Exercise → Exactly the lines from the start of the data below through the line that contains "const fosforiLoka = [51, 59, 36.5, 38.5];" are to be copied, with pictures left out.

Dataset excerpt →
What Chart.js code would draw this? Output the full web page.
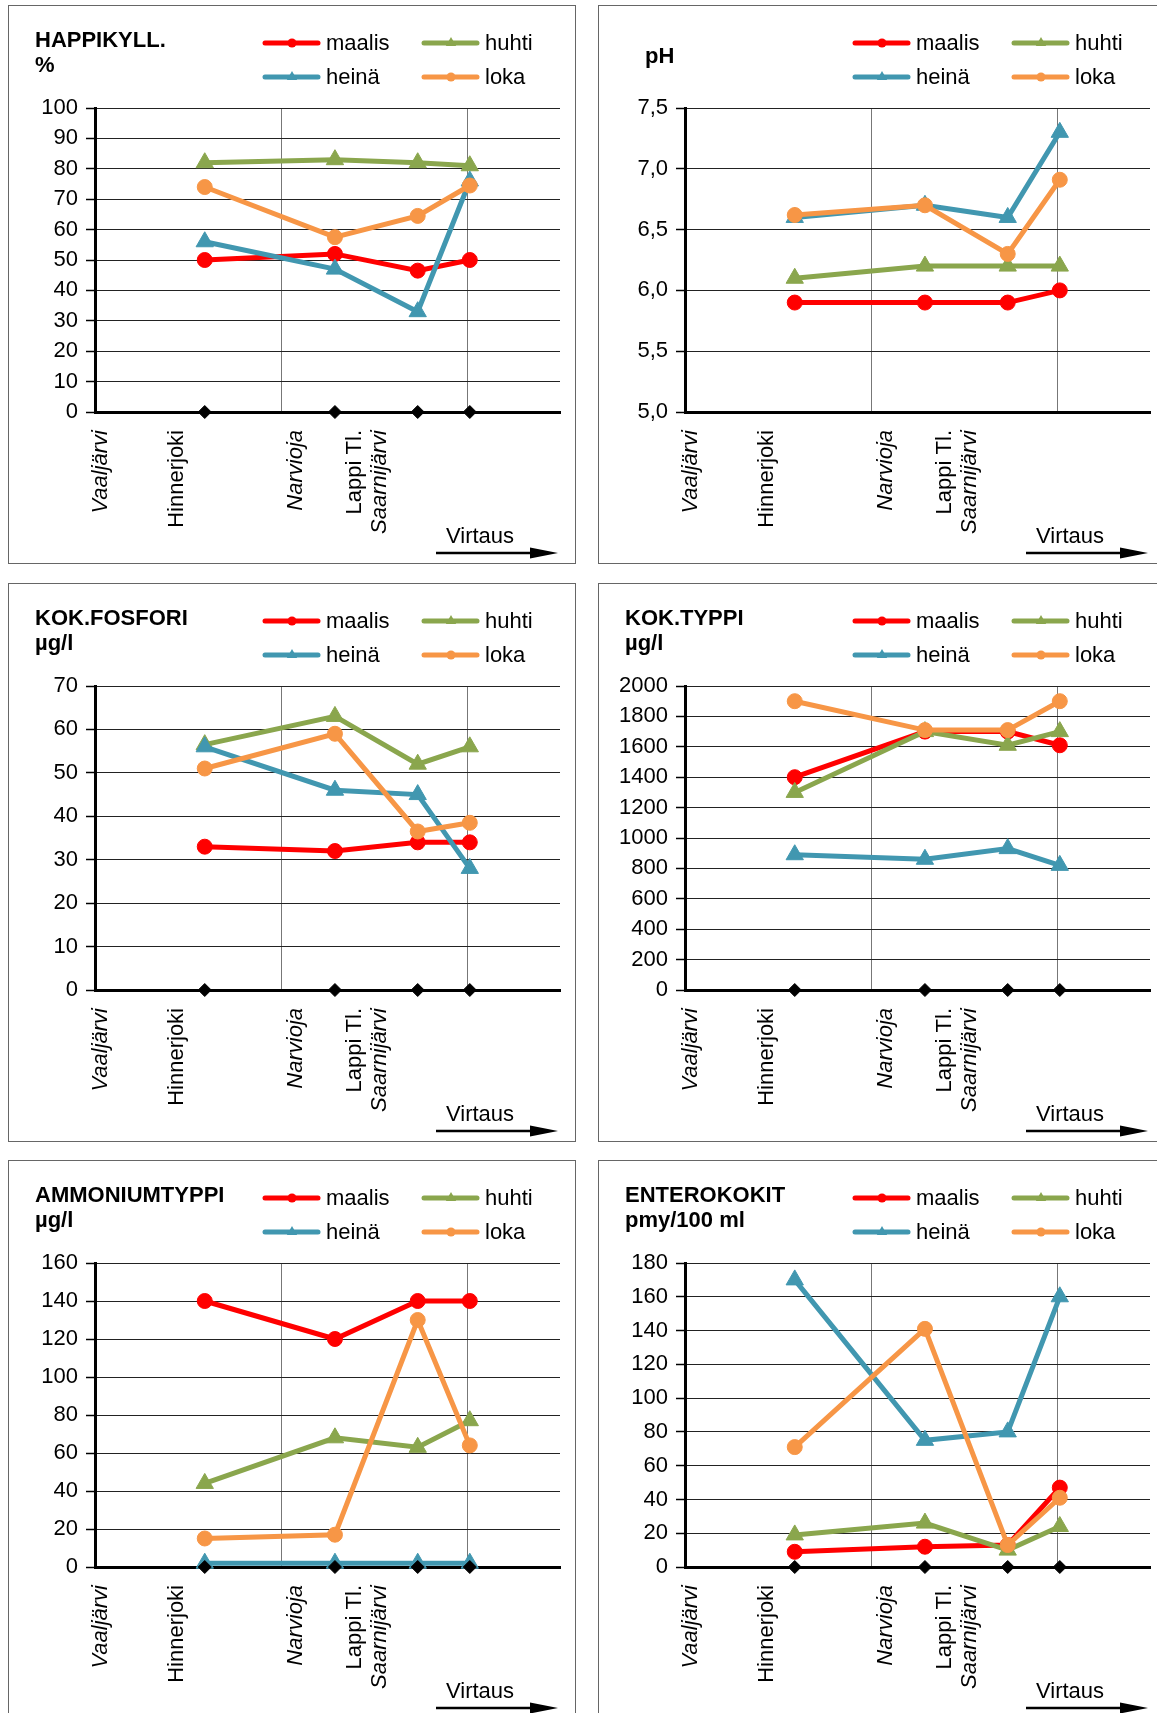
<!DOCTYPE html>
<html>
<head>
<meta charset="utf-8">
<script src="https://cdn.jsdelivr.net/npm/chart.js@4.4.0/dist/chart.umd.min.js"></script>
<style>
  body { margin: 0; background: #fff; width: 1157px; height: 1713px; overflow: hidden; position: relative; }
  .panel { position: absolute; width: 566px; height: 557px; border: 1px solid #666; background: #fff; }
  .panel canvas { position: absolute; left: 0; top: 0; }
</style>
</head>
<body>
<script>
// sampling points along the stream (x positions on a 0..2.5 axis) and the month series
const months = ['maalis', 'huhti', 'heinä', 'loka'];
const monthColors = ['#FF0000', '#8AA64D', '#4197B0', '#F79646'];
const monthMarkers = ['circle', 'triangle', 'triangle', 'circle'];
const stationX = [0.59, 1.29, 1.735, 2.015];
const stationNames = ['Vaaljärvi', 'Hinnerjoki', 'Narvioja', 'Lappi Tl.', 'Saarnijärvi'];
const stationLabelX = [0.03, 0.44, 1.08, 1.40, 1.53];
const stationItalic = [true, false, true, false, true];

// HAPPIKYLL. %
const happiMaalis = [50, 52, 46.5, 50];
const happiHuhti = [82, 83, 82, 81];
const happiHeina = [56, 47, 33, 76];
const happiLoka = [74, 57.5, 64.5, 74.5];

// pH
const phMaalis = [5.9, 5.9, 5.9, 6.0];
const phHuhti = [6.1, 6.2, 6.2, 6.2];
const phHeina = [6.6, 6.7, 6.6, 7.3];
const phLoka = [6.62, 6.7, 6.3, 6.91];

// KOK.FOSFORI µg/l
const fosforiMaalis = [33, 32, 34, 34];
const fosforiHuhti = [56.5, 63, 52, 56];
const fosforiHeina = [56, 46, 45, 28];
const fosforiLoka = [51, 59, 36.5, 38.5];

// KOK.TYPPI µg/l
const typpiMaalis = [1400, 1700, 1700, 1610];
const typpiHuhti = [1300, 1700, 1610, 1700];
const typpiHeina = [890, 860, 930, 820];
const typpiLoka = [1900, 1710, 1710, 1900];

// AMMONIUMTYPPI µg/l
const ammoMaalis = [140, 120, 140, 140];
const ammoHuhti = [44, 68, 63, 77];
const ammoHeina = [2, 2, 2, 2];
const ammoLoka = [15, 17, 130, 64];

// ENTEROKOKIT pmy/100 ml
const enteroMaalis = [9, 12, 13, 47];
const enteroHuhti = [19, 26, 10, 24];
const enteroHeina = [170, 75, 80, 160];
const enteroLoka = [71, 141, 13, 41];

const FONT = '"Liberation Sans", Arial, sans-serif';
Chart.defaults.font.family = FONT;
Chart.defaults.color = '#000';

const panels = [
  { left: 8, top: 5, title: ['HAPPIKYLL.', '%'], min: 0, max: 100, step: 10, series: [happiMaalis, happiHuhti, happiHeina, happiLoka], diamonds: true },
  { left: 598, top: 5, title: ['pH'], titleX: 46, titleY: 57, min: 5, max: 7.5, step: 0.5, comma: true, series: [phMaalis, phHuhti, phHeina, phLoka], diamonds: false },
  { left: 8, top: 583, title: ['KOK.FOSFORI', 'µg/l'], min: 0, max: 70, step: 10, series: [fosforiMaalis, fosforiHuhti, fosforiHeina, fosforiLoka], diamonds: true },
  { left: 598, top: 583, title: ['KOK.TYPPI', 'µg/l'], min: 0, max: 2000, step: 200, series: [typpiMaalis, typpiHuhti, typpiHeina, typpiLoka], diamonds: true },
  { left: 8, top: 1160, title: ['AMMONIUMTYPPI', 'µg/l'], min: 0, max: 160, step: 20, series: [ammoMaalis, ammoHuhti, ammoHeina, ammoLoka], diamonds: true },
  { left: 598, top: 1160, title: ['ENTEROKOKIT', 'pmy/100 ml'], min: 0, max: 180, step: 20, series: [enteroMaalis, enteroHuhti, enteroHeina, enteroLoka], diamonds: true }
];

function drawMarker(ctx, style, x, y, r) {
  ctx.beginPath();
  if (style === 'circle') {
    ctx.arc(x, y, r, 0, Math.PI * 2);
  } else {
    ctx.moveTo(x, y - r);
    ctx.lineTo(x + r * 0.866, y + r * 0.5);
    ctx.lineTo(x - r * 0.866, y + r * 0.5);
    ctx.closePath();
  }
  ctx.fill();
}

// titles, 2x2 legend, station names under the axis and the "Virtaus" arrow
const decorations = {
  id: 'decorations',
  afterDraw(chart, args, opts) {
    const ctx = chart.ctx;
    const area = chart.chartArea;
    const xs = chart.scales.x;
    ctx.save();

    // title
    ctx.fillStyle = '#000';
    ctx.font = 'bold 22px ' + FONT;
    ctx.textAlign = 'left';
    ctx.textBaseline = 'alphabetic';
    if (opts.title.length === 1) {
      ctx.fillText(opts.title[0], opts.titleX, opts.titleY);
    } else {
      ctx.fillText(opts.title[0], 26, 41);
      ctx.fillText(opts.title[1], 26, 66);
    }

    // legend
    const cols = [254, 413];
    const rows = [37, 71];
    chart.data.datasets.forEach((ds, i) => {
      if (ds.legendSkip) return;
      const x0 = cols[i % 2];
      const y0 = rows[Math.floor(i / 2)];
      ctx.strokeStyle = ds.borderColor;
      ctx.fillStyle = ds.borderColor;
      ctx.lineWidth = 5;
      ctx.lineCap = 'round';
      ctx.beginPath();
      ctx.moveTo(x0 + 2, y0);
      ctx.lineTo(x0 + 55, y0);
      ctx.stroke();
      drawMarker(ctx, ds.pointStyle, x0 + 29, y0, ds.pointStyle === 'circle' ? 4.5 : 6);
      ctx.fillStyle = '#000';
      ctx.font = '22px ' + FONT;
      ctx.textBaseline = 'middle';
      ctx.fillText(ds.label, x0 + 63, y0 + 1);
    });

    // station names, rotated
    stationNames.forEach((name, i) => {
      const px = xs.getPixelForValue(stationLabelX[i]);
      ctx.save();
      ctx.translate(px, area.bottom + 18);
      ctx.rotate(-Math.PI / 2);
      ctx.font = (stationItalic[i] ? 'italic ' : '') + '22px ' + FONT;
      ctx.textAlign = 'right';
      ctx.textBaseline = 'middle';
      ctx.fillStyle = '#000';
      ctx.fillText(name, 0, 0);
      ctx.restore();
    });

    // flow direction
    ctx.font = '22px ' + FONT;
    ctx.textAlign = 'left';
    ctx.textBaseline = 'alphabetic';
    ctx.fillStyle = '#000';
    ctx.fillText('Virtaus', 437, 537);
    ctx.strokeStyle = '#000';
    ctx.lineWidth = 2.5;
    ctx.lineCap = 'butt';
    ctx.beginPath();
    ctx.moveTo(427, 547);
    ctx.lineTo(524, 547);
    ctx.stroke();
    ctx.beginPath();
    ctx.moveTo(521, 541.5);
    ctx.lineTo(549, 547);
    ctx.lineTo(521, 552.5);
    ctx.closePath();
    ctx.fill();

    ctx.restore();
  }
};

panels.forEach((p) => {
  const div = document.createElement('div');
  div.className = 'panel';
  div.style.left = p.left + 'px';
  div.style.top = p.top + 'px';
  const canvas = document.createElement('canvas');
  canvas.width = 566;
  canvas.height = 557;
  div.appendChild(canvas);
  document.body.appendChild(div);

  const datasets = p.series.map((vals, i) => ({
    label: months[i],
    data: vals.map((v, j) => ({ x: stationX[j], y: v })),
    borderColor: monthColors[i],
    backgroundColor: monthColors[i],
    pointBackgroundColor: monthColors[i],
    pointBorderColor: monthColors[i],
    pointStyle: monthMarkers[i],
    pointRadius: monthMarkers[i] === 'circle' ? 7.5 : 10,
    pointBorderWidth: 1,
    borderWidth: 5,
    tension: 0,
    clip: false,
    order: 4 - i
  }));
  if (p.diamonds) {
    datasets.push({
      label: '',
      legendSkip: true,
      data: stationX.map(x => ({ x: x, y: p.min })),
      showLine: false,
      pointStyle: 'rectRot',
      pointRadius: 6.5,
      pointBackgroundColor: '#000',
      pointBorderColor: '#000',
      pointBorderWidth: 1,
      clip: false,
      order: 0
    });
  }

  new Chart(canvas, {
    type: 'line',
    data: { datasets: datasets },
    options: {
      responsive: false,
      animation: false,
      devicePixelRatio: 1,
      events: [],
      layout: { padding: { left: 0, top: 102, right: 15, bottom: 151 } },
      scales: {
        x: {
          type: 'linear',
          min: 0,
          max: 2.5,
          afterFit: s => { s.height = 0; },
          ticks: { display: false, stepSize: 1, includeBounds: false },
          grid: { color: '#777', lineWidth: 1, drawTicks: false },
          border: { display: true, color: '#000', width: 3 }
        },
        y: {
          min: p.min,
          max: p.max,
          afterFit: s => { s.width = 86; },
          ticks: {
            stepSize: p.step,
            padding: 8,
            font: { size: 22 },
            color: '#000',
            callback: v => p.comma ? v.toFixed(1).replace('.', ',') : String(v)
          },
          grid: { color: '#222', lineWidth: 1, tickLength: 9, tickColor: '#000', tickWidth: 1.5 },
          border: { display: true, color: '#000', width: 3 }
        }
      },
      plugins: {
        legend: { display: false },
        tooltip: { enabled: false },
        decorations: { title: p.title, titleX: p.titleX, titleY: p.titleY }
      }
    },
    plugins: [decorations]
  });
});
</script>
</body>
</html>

Answer to this problem →
What Chart.js code would draw this? Output the full web page.
<!DOCTYPE html>
<html>
<head>
<meta charset="utf-8">
<script src="https://cdn.jsdelivr.net/npm/chart.js@4.4.0/dist/chart.umd.min.js"></script>
<style>
  body { margin: 0; background: #fff; width: 1157px; height: 1713px; overflow: hidden; position: relative; }
  .panel { position: absolute; width: 566px; height: 557px; border: 1px solid #666; background: #fff; }
  .panel canvas { position: absolute; left: 0; top: 0; }
</style>
</head>
<body>
<script>
// sampling points along the stream (x positions on a 0..2.5 axis) and the month series
const months = ['maalis', 'huhti', 'heinä', 'loka'];
const monthColors = ['#FF0000', '#8AA64D', '#4197B0', '#F79646'];
const monthMarkers = ['circle', 'triangle', 'triangle', 'circle'];
const stationX = [0.59, 1.29, 1.735, 2.015];
const stationNames = ['Vaaljärvi', 'Hinnerjoki', 'Narvioja', 'Lappi Tl.', 'Saarnijärvi'];
const stationLabelX = [0.03, 0.44, 1.08, 1.40, 1.53];
const stationItalic = [true, false, true, false, true];

// HAPPIKYLL. %
const happiMaalis = [50, 52, 46.5, 50];
const happiHuhti = [82, 83, 82, 81];
const happiHeina = [56, 47, 33, 76];
const happiLoka = [74, 57.5, 64.5, 74.5];

// pH
const phMaalis = [5.9, 5.9, 5.9, 6.0];
const phHuhti = [6.1, 6.2, 6.2, 6.2];
const phHeina = [6.6, 6.7, 6.6, 7.3];
const phLoka = [6.62, 6.7, 6.3, 6.91];

// KOK.FOSFORI µg/l
const fosforiMaalis = [33, 32, 34, 34];
const fosforiHuhti = [56.5, 63, 52, 56];
const fosforiHeina = [56, 46, 45, 28];
const fosforiLoka = [51, 59, 36.5, 38.5];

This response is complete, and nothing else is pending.